福島から全国に反原発を発信し続けることだ。単なるスローガンや政治的アジテーションだけではなく、専門家もアドバイザーに招き、福島原発の現状、福島原発事故の原因、政府と東電の対応、チェルノブイリやスリーマイル島からの講師も招き、選挙をバネに反原発運動そのものの水準を高めていく。そこには原発問題にとどまらず、被災者県民の生活の救済や再建の具体策、福島原発労働者の超ブラック企業労働の労働権からの指摘と対策、甲状がんの危険と子どもたちの健康対策、除染と地域づくり、地域経済再建の具体政策構築など。これらを反原発運動の側にいる熊坂氏と井戸川氏の勇気と英知をフルに発揮していただく。

 「オール福島」を福島県民の投票の数としか考えられない自公民社候補者陣営に対して、敵前で候補一本化でうろうろしていては、相手のほくそ笑みや高笑いのものだねになろう。
 福島県民の生活と健康と地域再建などすべての福島再建策に係わる社会運動、専門学者、住民運動、反原発運動などの「オール」福島社会運動と考えることだ。
 なんとか波風立たず県民の動きも乏しいまま、低投票率当選をねらっている候補は、井戸川氏と熊坂氏とがたえず対話し討論し福島県民救済に立ち上がったうねりの前には、なすすべはひとつ。強権的に、九条の会に公的施設を貸さないような無謀な弾圧政治くらいしか思いつくまい。。
 そのようなかつてなかった知事選運動=反原発運動を中核にしたオール地域再建運動がなされるならば、絶望と失意と困難のなかで投票どころではない福島県民のひとびとに希望と展望とをもたらしてくれるだろう。
 間違っても、熊坂陣営と井戸川陣営とが非難しあうことがあってはならない。反原発運動としてもりあげる選挙運動を、井戸川克隆氏、熊坂義裕氏と両者の選挙陣営に望む。

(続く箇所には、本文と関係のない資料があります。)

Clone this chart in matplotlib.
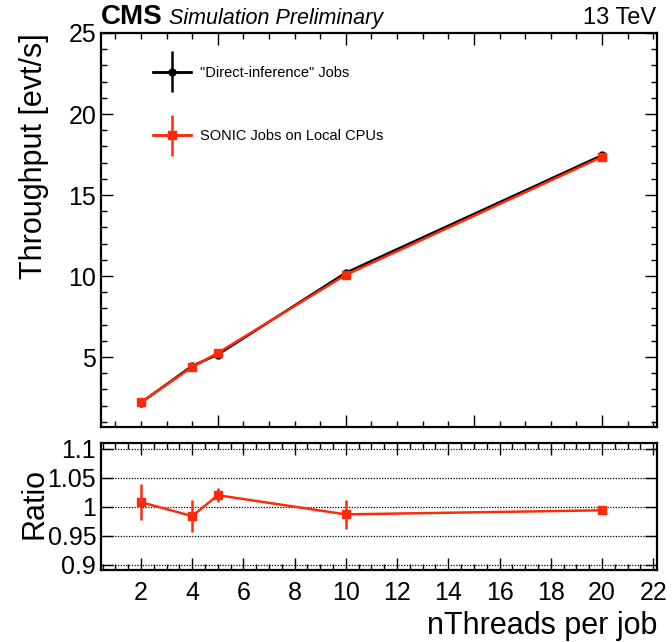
import numpy as np
import matplotlib
matplotlib.use("Agg")
import matplotlib.pyplot as plt
from matplotlib.ticker import MultipleLocator, FixedLocator
from matplotlib.legend_handler import HandlerErrorbar

plt.rcParams["font.family"] = ["Liberation Sans", "DejaVu Sans"]

# ---------------------------------------------------------------------------
# Data
# ---------------------------------------------------------------------------
n_threads = [2, 4, 5, 10, 20]
direct_tp = [2.18, 4.45, 5.15, 10.20, 17.45]
direct_err = [0.03, 0.03, 0.03, 0.05, 0.05]
sonic_tp = [2.20, 4.38, 5.25, 10.07, 17.35]
sonic_err = [0.03, 0.03, 0.03, 0.05, 0.05]
ratio = [1.008, 0.984, 1.020, 0.987, 0.994]
ratio_err = [0.031, 0.028, 0.012, 0.025, 0.004]

ratio_ticks = [0.9, 0.95, 1.0, 1.05, 1.1]
ratio_labels = ["0.9", "0.95", "1", "1.05", "1.1"]

black = "black"
red = "#ff2a0a"

# ---------------------------------------------------------------------------
# Figure layout
# ---------------------------------------------------------------------------
fig = plt.figure(figsize=(6.72, 6.42), dpi=100)
ax = fig.add_axes([0.1503, 0.3349, 0.8274, 0.6137])
rax = fig.add_axes([0.1503, 0.1121, 0.8274, 0.1978])

for a in (ax, rax):
    for s in a.spines.values():
        s.set_linewidth(1.6)
    a.tick_params(which="both", direction="in", top=True, right=True,
                  width=1.0, labelsize=18)
    a.tick_params(which="major", length=8.5)
    a.tick_params(which="minor", length=4.2)
    a.set_xlim(0.44, 22.15)

# ---------------------------------------------------------------------------
# Main panel
# ---------------------------------------------------------------------------
h_direct = ax.errorbar(n_threads, direct_tp, yerr=direct_err, xerr=0,
                       color=black, lw=1.8, marker="o", ms=5, zorder=3,
                       label='"Direct-inference" Jobs')
h_sonic = ax.errorbar(n_threads, sonic_tp, yerr=sonic_err, xerr=0,
                      color=red, lw=1.8, marker="s", ms=6, zorder=4,
                      label="SONIC Jobs on Local CPUs")

ax.set_ylim(0.68, 25)
ax.yaxis.set_major_locator(MultipleLocator(5))
ax.yaxis.set_minor_locator(MultipleLocator(1))
ax.xaxis.set_major_locator(MultipleLocator(5))
ax.xaxis.set_minor_locator(MultipleLocator(1))
ax.tick_params(axis="x", labelbottom=False)
ax.set_ylabel("Throughput [evt/s]", fontsize=22, loc="top")
ax.yaxis.set_label_coords(-0.094, 1.0)

leg = ax.legend(handles=[h_direct, h_sonic], loc="upper left",
                bbox_to_anchor=(0.07, 0.95), frameon=False, fontsize=10.5,
                handlelength=2.6, labelspacing=3.4, handletextpad=0.6,
                handler_map={type(h_direct): HandlerErrorbar(xerr_size=1.4, yerr_size=1.4)})

# header
fig.text(0.1503, 0.962, "CMS", fontsize=20, fontweight="bold", ha="left", va="baseline")
fig.text(0.251, 0.962, "Simulation Preliminary", fontsize=15.5, style="italic",
         ha="left", va="baseline")
fig.text(0.977, 0.962, "13 TeV", fontsize=17, ha="right", va="baseline")

# ---------------------------------------------------------------------------
# Ratio panel
# ---------------------------------------------------------------------------
rax.errorbar(n_threads, ratio, yerr=ratio_err, color=red, lw=1.8,
             marker="s", ms=6, zorder=4)
rax.set_ylim(0.891, 1.110)
rax.yaxis.set_major_locator(FixedLocator(ratio_ticks))
rax.set_yticklabels(ratio_labels)
for v in ratio_ticks:
    rax.axhline(v, color="black", lw=0.9, ls=(0, (1, 1.2)), zorder=1)
rax.xaxis.set_major_locator(MultipleLocator(2))
rax.xaxis.set_minor_locator(MultipleLocator(0.5))
rax.tick_params(axis="x", pad=8)
rax.set_xlabel("nThreads per job", fontsize=22, loc="right", labelpad=4)
rax.set_ylabel("Ratio", fontsize=22)
rax.yaxis.set_label_coords(-0.092, 0.52)

fig.savefig("out.png", dpi=100)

 候補を一本化することに賛成であるが、その背景に井戸川氏と熊坂氏の反原発オール福島運動の活性化を期待する。もしも一本化したとしても、そこに反原発運動があり、両者がそれをリードしていただくことを望む。

 私たちの望むものは、原発を再稼働して世界中に原発を売り歩く死の商人路線ではない。私たちののぞむものは、私たちと未来の私たちが生きて生き延び続けて、なんとしても福島原発事故の傷跡を科学的に解決したり減少させたりして、ノーモアヒロシマ・ノーモアナガサキを全世界に発信した運動を、ノーモアフクシマを福島県知事選で実現するための希望を創生させることだ。